Data items
########
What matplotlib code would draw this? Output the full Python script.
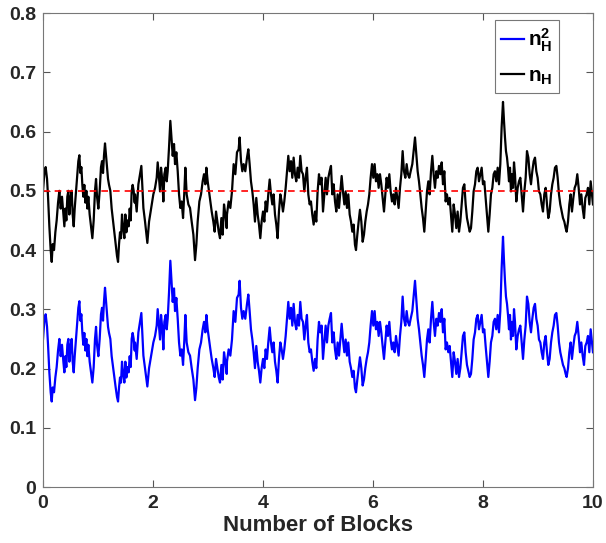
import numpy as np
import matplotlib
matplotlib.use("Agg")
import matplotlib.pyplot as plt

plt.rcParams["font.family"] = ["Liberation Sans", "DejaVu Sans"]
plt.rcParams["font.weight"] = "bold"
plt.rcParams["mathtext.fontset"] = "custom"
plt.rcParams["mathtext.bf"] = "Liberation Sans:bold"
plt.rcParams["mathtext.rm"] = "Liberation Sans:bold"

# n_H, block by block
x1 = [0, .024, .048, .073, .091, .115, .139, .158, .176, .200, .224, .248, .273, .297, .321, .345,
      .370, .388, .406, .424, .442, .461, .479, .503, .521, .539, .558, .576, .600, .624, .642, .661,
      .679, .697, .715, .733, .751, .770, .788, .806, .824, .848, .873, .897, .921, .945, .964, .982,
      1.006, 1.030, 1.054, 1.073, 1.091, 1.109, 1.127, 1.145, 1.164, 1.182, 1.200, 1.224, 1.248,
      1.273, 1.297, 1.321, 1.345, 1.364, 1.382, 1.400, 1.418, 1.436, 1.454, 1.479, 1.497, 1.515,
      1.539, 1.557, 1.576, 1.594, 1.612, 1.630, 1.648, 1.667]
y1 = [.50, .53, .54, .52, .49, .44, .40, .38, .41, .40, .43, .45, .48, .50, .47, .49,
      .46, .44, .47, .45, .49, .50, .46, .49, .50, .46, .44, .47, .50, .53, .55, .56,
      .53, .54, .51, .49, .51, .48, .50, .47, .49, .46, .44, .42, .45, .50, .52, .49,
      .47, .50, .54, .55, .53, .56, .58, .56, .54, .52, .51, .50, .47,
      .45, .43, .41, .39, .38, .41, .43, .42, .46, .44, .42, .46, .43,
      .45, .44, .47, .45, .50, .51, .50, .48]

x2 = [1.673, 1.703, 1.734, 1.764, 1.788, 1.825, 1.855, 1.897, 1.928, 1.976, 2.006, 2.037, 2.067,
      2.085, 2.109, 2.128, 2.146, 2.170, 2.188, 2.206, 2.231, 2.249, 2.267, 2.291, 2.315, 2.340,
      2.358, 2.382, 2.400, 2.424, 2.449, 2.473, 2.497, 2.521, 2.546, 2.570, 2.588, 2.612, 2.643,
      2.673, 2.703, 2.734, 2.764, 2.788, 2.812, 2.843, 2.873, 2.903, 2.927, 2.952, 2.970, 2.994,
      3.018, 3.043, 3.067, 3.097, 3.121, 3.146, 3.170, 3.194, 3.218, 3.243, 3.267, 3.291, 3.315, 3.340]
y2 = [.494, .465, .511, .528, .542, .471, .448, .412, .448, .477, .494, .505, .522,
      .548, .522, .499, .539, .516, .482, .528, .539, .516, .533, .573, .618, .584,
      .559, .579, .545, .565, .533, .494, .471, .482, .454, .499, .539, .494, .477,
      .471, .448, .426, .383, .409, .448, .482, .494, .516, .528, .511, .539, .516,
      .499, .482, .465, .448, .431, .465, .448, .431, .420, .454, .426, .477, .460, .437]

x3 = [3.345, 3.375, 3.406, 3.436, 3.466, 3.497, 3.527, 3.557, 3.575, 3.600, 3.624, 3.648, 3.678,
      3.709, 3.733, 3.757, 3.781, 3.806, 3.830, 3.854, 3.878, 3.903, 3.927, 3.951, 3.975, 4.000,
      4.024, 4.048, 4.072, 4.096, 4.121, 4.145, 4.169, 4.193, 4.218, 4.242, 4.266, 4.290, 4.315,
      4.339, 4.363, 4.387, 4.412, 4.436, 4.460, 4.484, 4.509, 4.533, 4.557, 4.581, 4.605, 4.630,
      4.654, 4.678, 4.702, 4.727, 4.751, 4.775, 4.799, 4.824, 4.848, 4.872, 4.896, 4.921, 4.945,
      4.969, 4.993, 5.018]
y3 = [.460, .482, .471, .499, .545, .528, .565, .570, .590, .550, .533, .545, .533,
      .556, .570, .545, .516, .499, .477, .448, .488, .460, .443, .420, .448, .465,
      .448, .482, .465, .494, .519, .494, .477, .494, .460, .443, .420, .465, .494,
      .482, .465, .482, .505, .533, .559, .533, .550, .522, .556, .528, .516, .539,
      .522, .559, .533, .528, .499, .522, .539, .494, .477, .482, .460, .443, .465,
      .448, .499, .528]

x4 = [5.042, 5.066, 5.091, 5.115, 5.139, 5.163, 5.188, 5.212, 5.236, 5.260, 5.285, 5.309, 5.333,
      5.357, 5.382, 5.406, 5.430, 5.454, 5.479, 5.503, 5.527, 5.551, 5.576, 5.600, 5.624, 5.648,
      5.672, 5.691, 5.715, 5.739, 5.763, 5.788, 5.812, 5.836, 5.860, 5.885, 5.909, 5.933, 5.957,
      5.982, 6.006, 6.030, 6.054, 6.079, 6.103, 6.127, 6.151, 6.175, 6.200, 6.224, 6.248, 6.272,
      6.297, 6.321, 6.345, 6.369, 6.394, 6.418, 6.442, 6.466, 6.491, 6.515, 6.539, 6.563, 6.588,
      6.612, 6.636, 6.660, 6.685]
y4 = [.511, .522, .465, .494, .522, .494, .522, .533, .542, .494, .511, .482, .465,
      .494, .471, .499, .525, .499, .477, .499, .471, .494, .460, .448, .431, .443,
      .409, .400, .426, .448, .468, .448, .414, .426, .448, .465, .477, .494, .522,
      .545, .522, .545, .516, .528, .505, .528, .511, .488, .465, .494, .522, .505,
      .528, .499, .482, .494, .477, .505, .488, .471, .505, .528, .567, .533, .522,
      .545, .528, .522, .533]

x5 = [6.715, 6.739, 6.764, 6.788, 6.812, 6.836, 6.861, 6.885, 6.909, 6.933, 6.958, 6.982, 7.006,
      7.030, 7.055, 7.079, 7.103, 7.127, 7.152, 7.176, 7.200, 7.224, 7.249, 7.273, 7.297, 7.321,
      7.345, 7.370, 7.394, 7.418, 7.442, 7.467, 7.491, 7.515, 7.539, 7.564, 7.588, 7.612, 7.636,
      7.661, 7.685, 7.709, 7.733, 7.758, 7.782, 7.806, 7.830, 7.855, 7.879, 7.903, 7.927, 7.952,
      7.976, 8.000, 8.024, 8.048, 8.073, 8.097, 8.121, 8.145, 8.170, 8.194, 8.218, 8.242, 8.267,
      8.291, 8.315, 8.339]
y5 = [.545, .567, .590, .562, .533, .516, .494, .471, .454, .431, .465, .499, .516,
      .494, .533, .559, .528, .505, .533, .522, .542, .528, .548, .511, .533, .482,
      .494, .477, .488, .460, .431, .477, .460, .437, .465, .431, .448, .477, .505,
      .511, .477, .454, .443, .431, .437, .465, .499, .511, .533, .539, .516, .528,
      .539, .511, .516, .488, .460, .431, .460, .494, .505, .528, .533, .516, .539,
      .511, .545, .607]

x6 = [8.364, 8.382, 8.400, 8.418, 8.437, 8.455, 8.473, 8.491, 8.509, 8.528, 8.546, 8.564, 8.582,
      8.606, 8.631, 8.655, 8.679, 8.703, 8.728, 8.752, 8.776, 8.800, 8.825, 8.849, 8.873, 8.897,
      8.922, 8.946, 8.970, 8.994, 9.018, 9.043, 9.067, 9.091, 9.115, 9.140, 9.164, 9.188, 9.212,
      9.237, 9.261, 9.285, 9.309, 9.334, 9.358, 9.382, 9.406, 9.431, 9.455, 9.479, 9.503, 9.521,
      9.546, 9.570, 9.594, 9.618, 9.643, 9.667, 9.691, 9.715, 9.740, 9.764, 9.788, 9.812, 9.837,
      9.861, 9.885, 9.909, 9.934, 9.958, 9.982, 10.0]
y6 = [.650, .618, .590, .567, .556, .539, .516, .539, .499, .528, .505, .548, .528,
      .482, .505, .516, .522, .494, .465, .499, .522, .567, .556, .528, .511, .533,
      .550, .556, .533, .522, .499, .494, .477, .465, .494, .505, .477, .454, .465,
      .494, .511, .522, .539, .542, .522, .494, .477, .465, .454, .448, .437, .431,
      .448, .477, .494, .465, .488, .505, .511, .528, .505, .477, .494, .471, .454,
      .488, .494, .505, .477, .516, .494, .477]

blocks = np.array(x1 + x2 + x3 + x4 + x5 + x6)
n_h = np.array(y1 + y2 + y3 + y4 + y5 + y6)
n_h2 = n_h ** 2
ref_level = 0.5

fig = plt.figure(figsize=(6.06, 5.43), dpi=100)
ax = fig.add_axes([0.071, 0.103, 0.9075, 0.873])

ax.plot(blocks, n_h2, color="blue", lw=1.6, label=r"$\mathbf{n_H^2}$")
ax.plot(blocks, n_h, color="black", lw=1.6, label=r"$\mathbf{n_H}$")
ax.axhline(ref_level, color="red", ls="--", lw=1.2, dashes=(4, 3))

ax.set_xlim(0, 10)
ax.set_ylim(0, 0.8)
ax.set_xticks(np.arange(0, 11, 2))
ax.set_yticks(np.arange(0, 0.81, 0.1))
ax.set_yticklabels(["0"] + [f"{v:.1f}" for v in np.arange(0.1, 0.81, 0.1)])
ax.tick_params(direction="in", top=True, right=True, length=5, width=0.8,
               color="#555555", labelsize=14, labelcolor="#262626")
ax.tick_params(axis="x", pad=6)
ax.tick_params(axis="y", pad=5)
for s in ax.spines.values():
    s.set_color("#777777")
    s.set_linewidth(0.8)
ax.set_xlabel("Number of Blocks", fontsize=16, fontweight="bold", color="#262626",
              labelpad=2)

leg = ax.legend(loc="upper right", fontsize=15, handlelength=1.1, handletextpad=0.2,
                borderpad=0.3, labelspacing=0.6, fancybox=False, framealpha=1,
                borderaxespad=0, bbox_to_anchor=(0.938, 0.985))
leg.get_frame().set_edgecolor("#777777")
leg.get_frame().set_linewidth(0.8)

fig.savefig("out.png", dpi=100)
########
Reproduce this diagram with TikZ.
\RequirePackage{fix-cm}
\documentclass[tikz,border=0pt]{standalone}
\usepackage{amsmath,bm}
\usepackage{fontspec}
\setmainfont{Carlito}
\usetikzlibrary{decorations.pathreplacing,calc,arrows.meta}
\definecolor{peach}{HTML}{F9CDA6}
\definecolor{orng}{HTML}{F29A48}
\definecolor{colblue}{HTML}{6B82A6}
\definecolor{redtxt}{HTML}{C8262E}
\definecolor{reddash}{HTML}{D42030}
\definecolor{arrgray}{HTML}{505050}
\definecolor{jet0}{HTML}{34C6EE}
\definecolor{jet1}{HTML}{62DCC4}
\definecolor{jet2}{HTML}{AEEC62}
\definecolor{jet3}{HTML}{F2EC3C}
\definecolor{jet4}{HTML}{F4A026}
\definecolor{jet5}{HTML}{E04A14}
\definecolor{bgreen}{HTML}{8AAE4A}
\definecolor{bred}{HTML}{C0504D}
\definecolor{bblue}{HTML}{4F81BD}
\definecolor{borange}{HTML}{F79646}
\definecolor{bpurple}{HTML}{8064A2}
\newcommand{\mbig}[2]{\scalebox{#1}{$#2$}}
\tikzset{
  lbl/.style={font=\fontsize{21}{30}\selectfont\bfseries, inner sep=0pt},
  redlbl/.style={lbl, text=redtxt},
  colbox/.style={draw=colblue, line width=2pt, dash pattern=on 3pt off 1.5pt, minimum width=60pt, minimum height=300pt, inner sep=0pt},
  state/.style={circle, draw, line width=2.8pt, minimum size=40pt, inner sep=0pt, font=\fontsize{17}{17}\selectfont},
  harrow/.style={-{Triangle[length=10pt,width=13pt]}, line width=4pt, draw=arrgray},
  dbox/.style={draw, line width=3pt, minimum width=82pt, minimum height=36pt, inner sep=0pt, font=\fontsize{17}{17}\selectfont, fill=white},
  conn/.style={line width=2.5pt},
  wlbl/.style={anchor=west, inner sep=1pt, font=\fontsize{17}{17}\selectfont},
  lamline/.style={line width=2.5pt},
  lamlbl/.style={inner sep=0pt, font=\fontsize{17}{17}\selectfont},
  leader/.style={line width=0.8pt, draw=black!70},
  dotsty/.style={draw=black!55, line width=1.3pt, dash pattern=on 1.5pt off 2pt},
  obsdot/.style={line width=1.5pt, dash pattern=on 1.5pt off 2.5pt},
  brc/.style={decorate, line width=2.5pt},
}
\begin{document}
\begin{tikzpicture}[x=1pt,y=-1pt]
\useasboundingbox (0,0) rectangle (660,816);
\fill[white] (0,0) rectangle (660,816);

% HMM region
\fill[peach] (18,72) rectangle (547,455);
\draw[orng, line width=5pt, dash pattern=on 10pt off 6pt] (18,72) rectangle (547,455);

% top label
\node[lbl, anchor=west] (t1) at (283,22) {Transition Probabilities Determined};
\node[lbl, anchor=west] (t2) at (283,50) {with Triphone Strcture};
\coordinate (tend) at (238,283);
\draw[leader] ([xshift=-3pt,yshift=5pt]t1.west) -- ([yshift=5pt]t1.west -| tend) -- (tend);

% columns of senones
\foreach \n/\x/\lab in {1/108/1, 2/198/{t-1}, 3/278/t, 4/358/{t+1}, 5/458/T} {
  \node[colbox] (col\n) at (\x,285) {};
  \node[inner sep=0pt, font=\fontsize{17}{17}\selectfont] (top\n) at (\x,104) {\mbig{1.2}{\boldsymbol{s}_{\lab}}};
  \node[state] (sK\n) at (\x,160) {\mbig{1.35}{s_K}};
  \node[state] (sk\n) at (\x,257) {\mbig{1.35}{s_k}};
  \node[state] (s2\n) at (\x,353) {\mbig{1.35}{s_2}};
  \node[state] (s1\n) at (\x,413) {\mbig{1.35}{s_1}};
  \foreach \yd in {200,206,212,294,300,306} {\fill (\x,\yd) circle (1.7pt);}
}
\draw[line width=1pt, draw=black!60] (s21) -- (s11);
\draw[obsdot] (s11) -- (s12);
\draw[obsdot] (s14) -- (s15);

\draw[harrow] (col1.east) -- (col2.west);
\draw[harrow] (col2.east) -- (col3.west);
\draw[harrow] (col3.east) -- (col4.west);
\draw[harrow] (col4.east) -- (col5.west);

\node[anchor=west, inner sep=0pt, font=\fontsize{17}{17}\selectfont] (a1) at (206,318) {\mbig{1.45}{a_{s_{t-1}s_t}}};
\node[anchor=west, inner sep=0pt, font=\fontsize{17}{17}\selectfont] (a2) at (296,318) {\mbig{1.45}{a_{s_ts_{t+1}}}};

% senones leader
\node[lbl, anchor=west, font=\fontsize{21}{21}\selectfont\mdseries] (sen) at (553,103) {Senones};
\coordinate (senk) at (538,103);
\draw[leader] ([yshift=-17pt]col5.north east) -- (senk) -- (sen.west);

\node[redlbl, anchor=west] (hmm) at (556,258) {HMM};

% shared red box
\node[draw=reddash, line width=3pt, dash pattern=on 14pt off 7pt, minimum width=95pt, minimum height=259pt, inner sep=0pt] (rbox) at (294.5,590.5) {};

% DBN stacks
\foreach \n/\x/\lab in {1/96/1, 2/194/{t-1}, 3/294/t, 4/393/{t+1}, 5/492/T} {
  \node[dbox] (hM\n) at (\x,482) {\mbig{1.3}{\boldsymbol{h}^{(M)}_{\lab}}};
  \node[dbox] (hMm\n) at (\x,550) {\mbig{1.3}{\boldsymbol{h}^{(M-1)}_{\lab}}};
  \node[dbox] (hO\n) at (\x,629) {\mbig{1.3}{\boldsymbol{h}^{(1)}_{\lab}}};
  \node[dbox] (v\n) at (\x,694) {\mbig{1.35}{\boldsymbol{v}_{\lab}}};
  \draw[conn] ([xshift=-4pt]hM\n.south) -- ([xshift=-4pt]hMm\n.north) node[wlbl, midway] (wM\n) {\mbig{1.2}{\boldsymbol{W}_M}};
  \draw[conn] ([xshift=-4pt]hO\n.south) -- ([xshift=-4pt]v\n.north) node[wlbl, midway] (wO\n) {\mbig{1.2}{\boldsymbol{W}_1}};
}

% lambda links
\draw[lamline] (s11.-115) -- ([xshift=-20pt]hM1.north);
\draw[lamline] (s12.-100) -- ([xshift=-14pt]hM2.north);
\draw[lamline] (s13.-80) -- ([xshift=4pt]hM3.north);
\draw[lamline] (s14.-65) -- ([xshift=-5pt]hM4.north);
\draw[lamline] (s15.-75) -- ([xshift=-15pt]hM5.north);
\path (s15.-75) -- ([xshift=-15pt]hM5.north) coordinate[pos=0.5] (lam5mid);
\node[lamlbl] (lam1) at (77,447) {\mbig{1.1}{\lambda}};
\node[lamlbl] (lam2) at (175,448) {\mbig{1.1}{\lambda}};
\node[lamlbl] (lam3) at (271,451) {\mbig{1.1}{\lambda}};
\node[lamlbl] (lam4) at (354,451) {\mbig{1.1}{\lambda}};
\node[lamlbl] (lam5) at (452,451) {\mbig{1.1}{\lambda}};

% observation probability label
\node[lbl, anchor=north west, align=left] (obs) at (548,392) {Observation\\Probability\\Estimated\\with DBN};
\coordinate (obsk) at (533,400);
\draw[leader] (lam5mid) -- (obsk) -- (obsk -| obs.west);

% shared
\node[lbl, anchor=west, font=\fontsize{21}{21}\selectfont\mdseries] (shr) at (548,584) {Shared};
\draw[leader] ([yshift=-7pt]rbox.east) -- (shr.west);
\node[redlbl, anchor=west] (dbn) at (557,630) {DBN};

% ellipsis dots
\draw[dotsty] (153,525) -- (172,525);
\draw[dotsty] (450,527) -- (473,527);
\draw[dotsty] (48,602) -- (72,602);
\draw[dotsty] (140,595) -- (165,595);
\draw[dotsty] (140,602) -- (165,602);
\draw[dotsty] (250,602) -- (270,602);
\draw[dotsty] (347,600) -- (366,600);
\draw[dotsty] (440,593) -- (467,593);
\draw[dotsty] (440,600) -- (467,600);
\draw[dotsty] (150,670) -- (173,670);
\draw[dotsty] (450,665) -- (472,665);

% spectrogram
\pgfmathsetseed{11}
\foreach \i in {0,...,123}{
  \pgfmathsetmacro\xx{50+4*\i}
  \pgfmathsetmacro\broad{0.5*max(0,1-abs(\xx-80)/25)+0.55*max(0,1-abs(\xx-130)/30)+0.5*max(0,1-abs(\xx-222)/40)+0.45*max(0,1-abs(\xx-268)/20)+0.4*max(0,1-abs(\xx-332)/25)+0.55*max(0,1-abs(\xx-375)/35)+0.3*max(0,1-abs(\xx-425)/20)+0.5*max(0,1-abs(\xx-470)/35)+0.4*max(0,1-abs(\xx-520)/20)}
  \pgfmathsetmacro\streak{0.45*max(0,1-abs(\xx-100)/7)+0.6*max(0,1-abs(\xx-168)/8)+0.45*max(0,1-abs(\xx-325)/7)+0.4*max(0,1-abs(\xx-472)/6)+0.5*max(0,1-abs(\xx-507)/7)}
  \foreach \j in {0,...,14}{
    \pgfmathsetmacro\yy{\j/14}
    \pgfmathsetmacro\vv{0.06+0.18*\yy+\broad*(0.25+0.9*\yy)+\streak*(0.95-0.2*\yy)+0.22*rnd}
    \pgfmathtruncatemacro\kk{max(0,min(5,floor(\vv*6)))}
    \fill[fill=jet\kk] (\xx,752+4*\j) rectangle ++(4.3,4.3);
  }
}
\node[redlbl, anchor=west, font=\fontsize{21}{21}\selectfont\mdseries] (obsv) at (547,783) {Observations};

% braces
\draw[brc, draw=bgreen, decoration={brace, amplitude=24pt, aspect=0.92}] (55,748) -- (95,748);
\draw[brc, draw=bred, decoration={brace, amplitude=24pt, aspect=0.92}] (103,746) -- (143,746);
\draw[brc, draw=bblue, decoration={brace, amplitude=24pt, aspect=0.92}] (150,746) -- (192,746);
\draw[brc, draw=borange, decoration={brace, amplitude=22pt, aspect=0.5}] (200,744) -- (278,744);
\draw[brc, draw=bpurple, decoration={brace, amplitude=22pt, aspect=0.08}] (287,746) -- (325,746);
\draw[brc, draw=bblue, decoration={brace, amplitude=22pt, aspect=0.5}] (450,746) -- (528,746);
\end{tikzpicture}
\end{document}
########
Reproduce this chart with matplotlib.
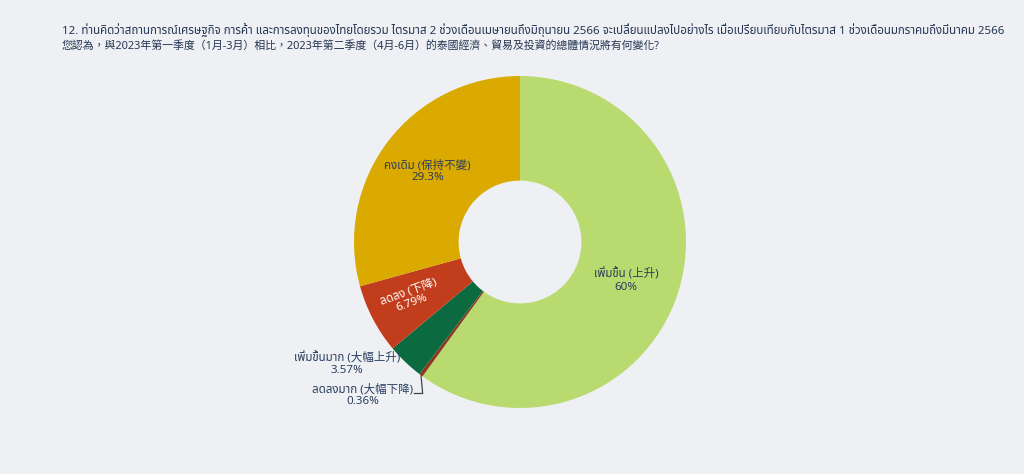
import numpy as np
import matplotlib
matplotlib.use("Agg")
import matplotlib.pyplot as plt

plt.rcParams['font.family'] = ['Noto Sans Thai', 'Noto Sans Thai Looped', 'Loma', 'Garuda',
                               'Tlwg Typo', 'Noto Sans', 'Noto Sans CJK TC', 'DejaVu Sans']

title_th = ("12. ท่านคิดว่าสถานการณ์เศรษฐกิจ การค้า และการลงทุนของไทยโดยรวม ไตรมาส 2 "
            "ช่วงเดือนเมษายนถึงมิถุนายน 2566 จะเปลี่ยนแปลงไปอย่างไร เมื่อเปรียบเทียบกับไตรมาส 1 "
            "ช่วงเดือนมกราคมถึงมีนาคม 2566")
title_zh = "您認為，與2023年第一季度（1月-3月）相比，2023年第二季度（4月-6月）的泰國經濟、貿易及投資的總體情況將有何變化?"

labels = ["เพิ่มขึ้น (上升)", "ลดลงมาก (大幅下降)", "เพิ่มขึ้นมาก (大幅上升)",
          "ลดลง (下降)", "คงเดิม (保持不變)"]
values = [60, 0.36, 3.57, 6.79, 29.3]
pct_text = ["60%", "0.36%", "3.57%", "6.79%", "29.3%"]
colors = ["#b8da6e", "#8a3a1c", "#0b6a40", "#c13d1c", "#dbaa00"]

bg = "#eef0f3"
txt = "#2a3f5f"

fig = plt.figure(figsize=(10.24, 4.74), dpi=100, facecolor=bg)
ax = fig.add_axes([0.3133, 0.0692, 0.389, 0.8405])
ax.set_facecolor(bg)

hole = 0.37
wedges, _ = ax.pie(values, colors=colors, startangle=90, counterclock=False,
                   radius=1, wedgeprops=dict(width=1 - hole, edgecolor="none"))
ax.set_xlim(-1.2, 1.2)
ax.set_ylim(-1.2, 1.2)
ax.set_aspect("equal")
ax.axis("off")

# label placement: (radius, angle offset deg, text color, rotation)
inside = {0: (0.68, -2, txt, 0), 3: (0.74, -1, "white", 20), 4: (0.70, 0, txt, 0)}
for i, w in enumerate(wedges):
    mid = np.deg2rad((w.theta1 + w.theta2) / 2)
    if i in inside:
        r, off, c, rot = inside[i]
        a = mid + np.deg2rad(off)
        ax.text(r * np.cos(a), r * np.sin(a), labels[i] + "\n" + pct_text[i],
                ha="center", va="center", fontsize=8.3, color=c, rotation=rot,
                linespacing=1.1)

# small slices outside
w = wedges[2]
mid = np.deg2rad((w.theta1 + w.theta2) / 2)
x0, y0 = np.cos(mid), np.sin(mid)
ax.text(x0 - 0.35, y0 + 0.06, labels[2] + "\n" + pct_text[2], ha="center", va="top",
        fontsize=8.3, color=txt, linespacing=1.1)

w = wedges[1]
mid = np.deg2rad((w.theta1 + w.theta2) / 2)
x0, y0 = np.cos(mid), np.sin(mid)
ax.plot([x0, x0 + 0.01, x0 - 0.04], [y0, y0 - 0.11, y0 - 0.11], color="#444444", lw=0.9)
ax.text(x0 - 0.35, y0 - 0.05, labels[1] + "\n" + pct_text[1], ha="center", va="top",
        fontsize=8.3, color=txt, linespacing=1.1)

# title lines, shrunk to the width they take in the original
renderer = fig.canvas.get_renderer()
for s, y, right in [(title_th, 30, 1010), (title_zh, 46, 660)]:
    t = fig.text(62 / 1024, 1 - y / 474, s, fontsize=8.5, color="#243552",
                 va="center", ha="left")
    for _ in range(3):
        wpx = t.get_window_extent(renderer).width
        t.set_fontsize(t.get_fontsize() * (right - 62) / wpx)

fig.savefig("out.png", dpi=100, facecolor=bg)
########
- [PROBLEM]:
Copy every line of the listing that includes the string "this".

- [EXPECTED OUTPUT]:
What matplotlib code would draw this? Output the full Python script.
Reproduce this diagram with TikZ.
Reproduce this chart with matplotlib.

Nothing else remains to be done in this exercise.